▶ PROBLEM DESCRIPTION:
Make an exact copy of all the data.

▶ DATA:
## Begin

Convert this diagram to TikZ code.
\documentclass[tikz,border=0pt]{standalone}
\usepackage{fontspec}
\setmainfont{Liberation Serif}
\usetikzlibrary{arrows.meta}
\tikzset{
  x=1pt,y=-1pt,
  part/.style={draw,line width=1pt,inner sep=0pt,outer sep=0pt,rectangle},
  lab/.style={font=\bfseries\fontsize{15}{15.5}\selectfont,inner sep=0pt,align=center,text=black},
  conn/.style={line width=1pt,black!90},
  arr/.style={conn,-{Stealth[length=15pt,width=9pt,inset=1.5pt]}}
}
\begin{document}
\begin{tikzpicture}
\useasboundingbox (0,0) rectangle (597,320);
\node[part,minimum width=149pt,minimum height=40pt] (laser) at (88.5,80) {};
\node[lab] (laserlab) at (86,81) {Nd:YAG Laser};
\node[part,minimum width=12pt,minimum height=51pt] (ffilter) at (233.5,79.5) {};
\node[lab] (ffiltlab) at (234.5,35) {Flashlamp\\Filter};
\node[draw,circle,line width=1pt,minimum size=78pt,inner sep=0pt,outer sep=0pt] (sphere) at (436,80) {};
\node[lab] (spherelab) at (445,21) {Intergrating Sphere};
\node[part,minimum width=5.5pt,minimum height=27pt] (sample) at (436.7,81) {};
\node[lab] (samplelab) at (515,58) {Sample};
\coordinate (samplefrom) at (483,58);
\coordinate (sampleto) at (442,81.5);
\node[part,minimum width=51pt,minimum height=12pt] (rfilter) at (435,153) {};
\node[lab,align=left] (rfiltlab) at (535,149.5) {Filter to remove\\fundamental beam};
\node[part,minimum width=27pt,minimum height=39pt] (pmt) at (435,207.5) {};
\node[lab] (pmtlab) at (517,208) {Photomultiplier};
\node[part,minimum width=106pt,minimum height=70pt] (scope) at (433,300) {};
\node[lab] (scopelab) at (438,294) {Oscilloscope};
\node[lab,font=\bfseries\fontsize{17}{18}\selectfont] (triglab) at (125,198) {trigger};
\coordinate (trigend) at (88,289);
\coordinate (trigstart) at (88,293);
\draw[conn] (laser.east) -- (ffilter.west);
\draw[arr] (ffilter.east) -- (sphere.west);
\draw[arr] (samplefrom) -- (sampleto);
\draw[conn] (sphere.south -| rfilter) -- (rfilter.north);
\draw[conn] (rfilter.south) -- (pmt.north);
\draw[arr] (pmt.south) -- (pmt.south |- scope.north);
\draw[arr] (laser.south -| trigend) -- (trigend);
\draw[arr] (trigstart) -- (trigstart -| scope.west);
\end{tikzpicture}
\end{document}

## End

▶ EXERCISE ANSWER:
Convert this diagram to TikZ code.
\documentclass[tikz,border=0pt]{standalone}
\usepackage{fontspec}
\setmainfont{Liberation Serif}
\usetikzlibrary{arrows.meta}
\tikzset{
  x=1pt,y=-1pt,
  part/.style={draw,line width=1pt,inner sep=0pt,outer sep=0pt,rectangle},
  lab/.style={font=\bfseries\fontsize{15}{15.5}\selectfont,inner sep=0pt,align=center,text=black},
  conn/.style={line width=1pt,black!90},
  arr/.style={conn,-{Stealth[length=15pt,width=9pt,inset=1.5pt]}}
}
\begin{document}
\begin{tikzpicture}
\useasboundingbox (0,0) rectangle (597,320);
\node[part,minimum width=149pt,minimum height=40pt] (laser) at (88.5,80) {};
\node[lab] (laserlab) at (86,81) {Nd:YAG Laser};
\node[part,minimum width=12pt,minimum height=51pt] (ffilter) at (233.5,79.5) {};
\node[lab] (ffiltlab) at (234.5,35) {Flashlamp\\Filter};
\node[draw,circle,line width=1pt,minimum size=78pt,inner sep=0pt,outer sep=0pt] (sphere) at (436,80) {};
\node[lab] (spherelab) at (445,21) {Intergrating Sphere};
\node[part,minimum width=5.5pt,minimum height=27pt] (sample) at (436.7,81) {};
\node[lab] (samplelab) at (515,58) {Sample};
\coordinate (samplefrom) at (483,58);
\coordinate (sampleto) at (442,81.5);
\node[part,minimum width=51pt,minimum height=12pt] (rfilter) at (435,153) {};
\node[lab,align=left] (rfiltlab) at (535,149.5) {Filter to remove\\fundamental beam};
\node[part,minimum width=27pt,minimum height=39pt] (pmt) at (435,207.5) {};
\node[lab] (pmtlab) at (517,208) {Photomultiplier};
\node[part,minimum width=106pt,minimum height=70pt] (scope) at (433,300) {};
\node[lab] (scopelab) at (438,294) {Oscilloscope};
\node[lab,font=\bfseries\fontsize{17}{18}\selectfont] (triglab) at (125,198) {trigger};
\coordinate (trigend) at (88,289);
\coordinate (trigstart) at (88,293);
\draw[conn] (laser.east) -- (ffilter.west);
\draw[arr] (ffilter.east) -- (sphere.west);
\draw[arr] (samplefrom) -- (sampleto);
\draw[conn] (sphere.south -| rfilter) -- (rfilter.north);
\draw[conn] (rfilter.south) -- (pmt.north);
\draw[arr] (pmt.south) -- (pmt.south |- scope.north);
\draw[arr] (laser.south -| trigend) -- (trigend);
\draw[arr] (trigstart) -- (trigstart -| scope.west);
\end{tikzpicture}
\end{document}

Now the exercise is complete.